Gluten free squash cupcake



A yummy and quick recipe of squash cupcake for a perfect healthy snack.
It is not usual in a cupcake, isn’t it?
Actually the recipe is from Jamie Oliver and has been adapted gluten free. I’ve chosen it between the many suggestions made by the famous chef Jamie Oliver for the Food Revolution Day, because today is the day of the revolution in food.
This is a Jamie Oliver’s project to raise awareness of how bad the people of the rich Western world eat, where people do not cook any more, do not use the fabulous kitchens they have and where has been missed the link between the ingredients and the plates and there is a huge waste of food.
All this results in malnutrition and obesity problems that involve a large percentage of people, specially children.
It’s a good idea to teach again to prepare food in the homes, to cook and to care, also if just for one day, as a little start.
Here there is the link of all the recipes of the Food Revolution Day, take a look: they are all very good simple and easy:


Squash cupcake




Ingredients for 12 muffins

  • 200 g squash (I used 50% of butternut and 50% red kuri squash already baked)
  • 175 g brown sugar
  • 2 large eggs
  • a pinch of sea salt
  • 140 g of gluten free flour (I used Schär C MIX)
  • 35 g almond flour * (or almonds fine chopped)
  • 1 teaspoon baking powder *
  • ½ teaspoon ground ginger *
  • a pinch of nutmeg
  • 90 ml of extra virgin olive oil

For the frosting:

  • Zest of ½ a clementine
  • Zest of ½ lemon
  • 100 g of white cream cheese spread *
  • 2 heaping tablespoons of powdered sugar *

* gluten-free product and / or contamination from gluten.

You need:

  • a balance
  • a cutting board
  • a food processor (or a blender)
  • a knife
  • a spatula
  • 12 cups from cupcake
  • 1 mold for 12 medium-sized muffins
  • a bowl for the frosting (icing)
  • a pair of toothpicks
  • a grater for the zest of citrus fruit
  • a wire rack to cool the muffins



Preheat oven to 180 °.

On a cutting board cut the pumpkin into small pieces (if you have a butternut is not necessary to peel it, use only the upper part, more narrow).

Put the pumpkin into a robot and chopp it finely (if you use Thermomix: 30-40 “; vel 6)

Add sugar and eggs.

Add a pinch of salt, gluten free flour, almond flour, baking powder, and spices, pour the extra virgin olive oil and mix everything.

Do not overbeat the batter, the ingredients should be only integrated well. (If you use Thermomix: 1 ’30 “minutes, speed 3/4, stopping the robot to collect the batter).

Line a muffin tin with cupscake molds and fill them at three-quarters with the mixture.
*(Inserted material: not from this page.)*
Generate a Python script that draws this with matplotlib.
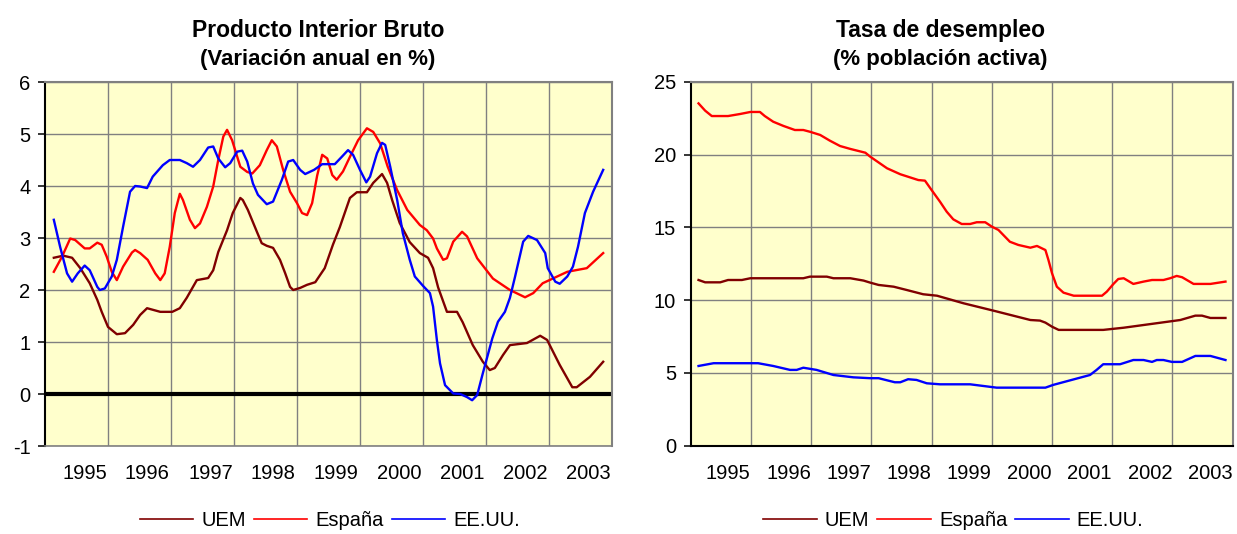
import matplotlib
matplotlib.use("Agg")
import matplotlib.pyplot as plt

plt.rcParams['font.family'] = ['Liberation Sans', 'DejaVu Sans']
plt.rcParams['axes.unicode_minus'] = False

# ---- PIB, variacion anual en % (decimal year, value) ----
uem_pib_t = [1994.64, 1994.79, 1994.93, 1995.06, 1995.21, 1995.33, 1995.40, 1995.50, 1995.64, 1995.77,
             1995.90, 1996.01, 1996.12, 1996.33, 1996.52, 1996.64, 1996.75, 1996.91, 1997.09, 1997.17,
             1997.25, 1997.39, 1997.48, 1997.60, 1997.64, 1997.72, 1997.87, 1997.94, 1998.02, 1998.12,
             1998.23, 1998.31, 1998.39, 1998.44, 1998.55, 1998.66, 1998.79, 1998.94, 1999.07, 1999.18,
             1999.34, 1999.45, 1999.61, 1999.71, 1999.85, 1999.93, 2000.01, 2000.13, 2000.29, 2000.45,
             2000.58, 2000.66, 2000.74, 2000.88, 2001.04, 2001.13, 2001.29, 2001.45, 2001.56, 2001.64,
             2001.77, 2001.88, 2002.15, 2002.36, 2002.47, 2002.67, 2002.87, 2002.94, 2003.15, 2003.36]
uem_pib = [2.62, 2.66, 2.62, 2.42, 2.13, 1.81, 1.58, 1.29, 1.15, 1.17,
           1.33, 1.52, 1.65, 1.58, 1.58, 1.65, 1.85, 2.19, 2.23, 2.38,
           2.73, 3.15, 3.48, 3.77, 3.73, 3.54, 3.10, 2.90, 2.85, 2.81,
           2.58, 2.33, 2.06, 2.00, 2.04, 2.10, 2.15, 2.42, 2.87, 3.21,
           3.77, 3.88, 3.88, 4.06, 4.23, 4.06, 3.73, 3.29, 2.92, 2.71,
           2.62, 2.42, 2.05, 1.58, 1.58, 1.38, 0.94, 0.62, 0.46, 0.50,
           0.75, 0.94, 0.98, 1.12, 1.04, 0.56, 0.13, 0.13, 0.33, 0.62]

esp_pib_t = [1994.64, 1994.77, 1994.90, 1994.98, 1995.13, 1995.21, 1995.33, 1995.40, 1995.48, 1995.56,
             1995.64, 1995.74, 1995.88, 1995.93, 1996.01, 1996.13, 1996.25, 1996.33, 1996.40, 1996.48,
             1996.56, 1996.64, 1996.69, 1996.80, 1996.88, 1996.96, 1997.07, 1997.17, 1997.25, 1997.33,
             1997.39, 1997.47, 1997.60, 1997.71, 1997.79, 1997.91, 1998.02, 1998.10, 1998.18, 1998.28,
             1998.39, 1998.50, 1998.58, 1998.66, 1998.74, 1998.82, 1998.90, 1998.98, 1999.06, 1999.13,
             1999.23, 1999.34, 1999.47, 1999.61, 1999.71, 1999.82, 1999.94, 2000.09, 2000.25, 2000.45,
             2000.56, 2000.66, 2000.72, 2000.82, 2000.88, 2000.98, 2001.12, 2001.20, 2001.36, 2001.61,
             2001.88, 2002.12, 2002.25, 2002.40, 2002.56, 2002.79, 2003.10, 2003.36]
esp_pib = [2.35, 2.64, 2.99, 2.96, 2.80, 2.80, 2.91, 2.87, 2.64, 2.35,
           2.19, 2.45, 2.72, 2.77, 2.71, 2.58, 2.32, 2.19, 2.32, 2.83,
           3.48, 3.85, 3.73, 3.35, 3.19, 3.28, 3.60, 3.99, 4.50, 4.95,
           5.08, 4.88, 4.37, 4.27, 4.24, 4.40, 4.69, 4.88, 4.76, 4.31,
           3.89, 3.67, 3.48, 3.44, 3.67, 4.20, 4.60, 4.53, 4.21, 4.12,
           4.28, 4.56, 4.88, 5.11, 5.04, 4.82, 4.37, 3.92, 3.54, 3.25,
           3.15, 2.99, 2.80, 2.58, 2.61, 2.93, 3.12, 3.03, 2.61, 2.22,
           2.00, 1.86, 1.94, 2.13, 2.22, 2.35, 2.42, 2.71]

usa_pib_t = [1994.64, 1994.74, 1994.85, 1994.93, 1995.02, 1995.13, 1995.21, 1995.33, 1995.37, 1995.45,
             1995.56, 1995.64, 1995.74, 1995.85, 1995.93, 1996.01, 1996.12, 1996.21, 1996.37, 1996.48,
             1996.64, 1996.75, 1996.85, 1996.96, 1997.09, 1997.17, 1997.25, 1997.36, 1997.44, 1997.55,
             1997.63, 1997.71, 1997.80, 1997.88, 1998.02, 1998.12, 1998.26, 1998.36, 1998.44, 1998.55,
             1998.63, 1998.77, 1998.90, 1999.10, 1999.21, 1999.31, 1999.39, 1999.50, 1999.60, 1999.66,
             1999.77, 1999.85, 1999.90, 1999.98, 2000.09, 2000.18, 2000.29, 2000.37, 2000.50, 2000.61,
             2000.66, 2000.72, 2000.77, 2000.85, 2000.98, 2001.09, 2001.20, 2001.28, 2001.36, 2001.45,
             2001.60, 2001.69, 2001.80, 2001.88, 2001.96, 2002.09, 2002.17, 2002.31, 2002.44, 2002.48,
             2002.60, 2002.67, 2002.79, 2002.88, 2002.96, 2003.07, 2003.20, 2003.36]
usa_pib = [3.35, 2.83, 2.32, 2.16, 2.32, 2.47, 2.38, 2.06, 2.00, 2.03,
           2.26, 2.58, 3.22, 3.89, 4.00, 3.99, 3.96, 4.18, 4.40, 4.50,
           4.50, 4.44, 4.37, 4.50, 4.74, 4.76, 4.53, 4.36, 4.44, 4.66,
           4.68, 4.47, 4.05, 3.83, 3.65, 3.70, 4.12, 4.47, 4.50, 4.31,
           4.23, 4.31, 4.42, 4.42, 4.56, 4.69, 4.60, 4.31, 4.07, 4.18,
           4.63, 4.83, 4.79, 4.37, 3.73, 3.09, 2.58, 2.26, 2.08, 1.94,
           1.68, 1.04, 0.59, 0.17, 0.01, 0.00, -0.06, -0.12, -0.02, 0.40,
           1.07, 1.39, 1.58, 1.85, 2.25, 2.93, 3.04, 2.96, 2.71, 2.42,
           2.16, 2.12, 2.26, 2.45, 2.83, 3.48, 3.89, 4.31]

# ---- Tasa de desempleo, % poblacion activa ----
uem_des_t = [1994.63, 1994.74, 1994.99, 1995.12, 1995.35, 1995.49, 1996.37, 1996.48, 1996.76, 1996.87,
             1997.15, 1997.37, 1997.48, 1997.62, 1997.87, 1998.09, 1998.36, 1998.59, 1999.03, 1999.53,
             2000.14, 2000.30, 2000.39, 2000.50, 2000.61, 2001.35, 2001.69, 2002.63, 2002.88, 2002.99,
             2003.13, 2003.38]
uem_des = [11.39, 11.23, 11.23, 11.39, 11.39, 11.51, 11.51, 11.62, 11.62, 11.51,
           11.51, 11.35, 11.21, 11.05, 10.93, 10.70, 10.41, 10.31, 9.79, 9.28,
           8.64, 8.60, 8.46, 8.18, 7.96, 7.96, 8.11, 8.64, 8.94, 8.94,
           8.78, 8.78]

esp_des_t = [1994.63, 1994.74, 1994.85, 1995.12, 1995.32, 1995.49, 1995.65, 1995.73, 1995.87, 1996.04,
             1996.23, 1996.37, 1996.48, 1996.65, 1996.81, 1996.98, 1997.15, 1997.40, 1997.48, 1997.76,
             1997.98, 1998.28, 1998.39, 1998.48, 1998.64, 1998.75, 1998.86, 1999.00, 1999.14, 1999.25,
             1999.39, 1999.50, 1999.61, 1999.80, 1999.94, 2000.14, 2000.25, 2000.39, 2000.44, 2000.50,
             2000.58, 2000.69, 2000.86, 2001.08, 2001.33, 2001.41, 2001.52, 2001.60, 2001.69, 2001.85,
             2002.02, 2002.16, 2002.35, 2002.46, 2002.57, 2002.66, 2002.85, 2003.13, 2003.38]
esp_des = [23.53, 23.03, 22.66, 22.66, 22.80, 22.94, 22.94, 22.66, 22.27, 21.98,
           21.70, 21.70, 21.58, 21.36, 20.97, 20.60, 20.40, 20.14, 19.87, 19.07,
           18.66, 18.26, 18.22, 17.69, 16.77, 16.09, 15.56, 15.24, 15.24, 15.36,
           15.36, 15.06, 14.83, 14.02, 13.80, 13.61, 13.73, 13.45, 12.77, 11.85,
           10.93, 10.52, 10.31, 10.31, 10.31, 10.59, 11.12, 11.46, 11.51, 11.12,
           11.28, 11.39, 11.39, 11.51, 11.67, 11.58, 11.12, 11.12, 11.28]

usa_des_t = [1994.63, 1994.88, 1995.62, 1995.87, 1996.15, 1996.26, 1996.37, 1996.59, 1996.87, 1997.20,
             1997.48, 1997.62, 1997.89, 1997.98, 1998.11, 1998.25, 1998.42, 1998.64, 1999.14, 1999.58,
             2000.39, 2000.52, 2001.13, 2001.24, 2001.35, 2001.63, 2001.85, 2002.02, 2002.16, 2002.24,
             2002.35, 2002.49, 2002.66, 2002.88, 2003.13, 2003.38]
usa_des = [5.48, 5.67, 5.67, 5.48, 5.21, 5.21, 5.36, 5.21, 4.86, 4.70,
           4.64, 4.64, 4.36, 4.36, 4.57, 4.52, 4.29, 4.22, 4.22, 3.99,
           3.99, 4.18, 4.86, 5.21, 5.60, 5.60, 5.89, 5.89, 5.76, 5.89,
           5.89, 5.76, 5.76, 6.17, 6.17, 5.89]

years = ['1995', '1996', '1997', '1998', '1999', '2000', '2001', '2002', '2003']
year_label_pos = [1995.125, 1996.125, 1997.125, 1998.125, 1999.125, 2000.125, 2001.125, 2002.125, 2003.125]
year_grid_pos = [1995.5, 1996.5, 1997.5, 1998.5, 1999.5, 2000.5, 2001.5, 2002.5]

series_names = ['UEM', 'España', 'EE.UU.']
series_colors = ['#800000', '#FF0000', '#0000FF']

BG = '#FFFFCC'
GRID = '#808080'
FS = 14.5

fig = plt.figure(figsize=(12.37, 5.34), dpi=100)
ax1 = fig.add_axes([45 / 1237, 88 / 534, 567 / 1237, 364 / 534])
ax2 = fig.add_axes([690.7 / 1237, 88.3 / 534, 542 / 1237, 363.7 / 534])


def style_axes(ax, ylo, yhi, ystep, bottom_black):
    ax.set_facecolor(BG)
    ax.set_xlim(1994.5, 2003.5)
    ax.set_ylim(ylo, yhi)
    ax.set_yticks(list(range(ylo, yhi + 1, ystep)))
    ax.set_xticks(year_grid_pos)
    ax.set_xticklabels([])
    ax.set_xticks(year_label_pos, years, minor=True)
    ax.grid(True, which='major', color=GRID, lw=1.0)
    ax.set_axisbelow(True)
    ax.tick_params(axis='x', which='both', length=0)
    ax.tick_params(axis='x', which='minor', pad=13, labelsize=FS)
    ax.tick_params(axis='y', which='major', direction='out', length=5, width=1.1,
                   labelsize=FS, pad=5.5)
    for s in ['top', 'right']:
        ax.spines[s].set_color(GRID)
        ax.spines[s].set_linewidth(1.5)
    ax.spines['left'].set_color('black')
    ax.spines['left'].set_linewidth(1.5)
    if bottom_black:
        ax.spines['bottom'].set_color('black')
        ax.spines['bottom'].set_linewidth(1.5)
    else:
        ax.spines['bottom'].set_color(GRID)
        ax.spines['bottom'].set_linewidth(1.2)


style_axes(ax1, -1, 6, 1, False)
style_axes(ax2, 0, 25, 5, True)

ax1.axhline(0, color='black', lw=3.0, zorder=2)

pib = [(uem_pib_t, uem_pib), (esp_pib_t, esp_pib), (usa_pib_t, usa_pib)]
des = [(uem_des_t, uem_des), (esp_des_t, esp_des), (usa_des_t, usa_des)]

for (t, v), name, c in zip(pib, series_names, series_colors):
    ax1.plot(t, v, color=c, lw=1.7, label=name, zorder=3, solid_joinstyle='round')
for (t, v), name, c in zip(des, series_names, series_colors):
    ax2.plot(t, v, color=c, lw=1.7, label=name, zorder=3, solid_joinstyle='round')

fig.text(318 / 1237, 1 - 36.7 / 534, 'Producto Interior Bruto', ha='center', va='baseline',
         fontsize=16.5, fontweight='bold')
fig.text(318 / 1237, 1 - 65 / 534, '(Variación anual en %)', ha='center', va='baseline',
         fontsize=16, fontweight='bold')
fig.text(940 / 1237, 1 - 36.7 / 534, 'Tasa de desempleo', ha='center', va='baseline',
         fontsize=16.5, fontweight='bold')
fig.text(940 / 1237, 1 - 65 / 534, '(% población activa)', ha='center', va='baseline',
         fontsize=16, fontweight='bold')

for ax, cx in [(ax1, 330 / 1237), (ax2, 953.5 / 1237)]:
    leg = ax.legend(loc='center', bbox_to_anchor=(cx, 13 / 534), bbox_transform=fig.transFigure,
                    ncol=3, frameon=False, fontsize=FS, handlelength=2.65,
                    handletextpad=0.4, columnspacing=0.4, borderaxespad=0, borderpad=0)
    for h in leg.get_lines():
        h.set_linewidth(1.2)

fig.savefig('out.png', dpi=100)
Bake in preheated oven for 25-30 minutes, or until golden brown, check with a toothpick to make sure they are cooked: insert it in the center of the cupcakes, if it comes out dry they are ready.

Remove the cupcakes from the oven, let them cool and then place them on a wire rack to let them cool completely.

Prepare the frosting: Mix the cheese with sugar and then add half of the clementine peel and grated lemon. Store in the fridge.

Decorate the cupcakes when they are completely cool and sprinkle with the rest of the zest of citrus fruit.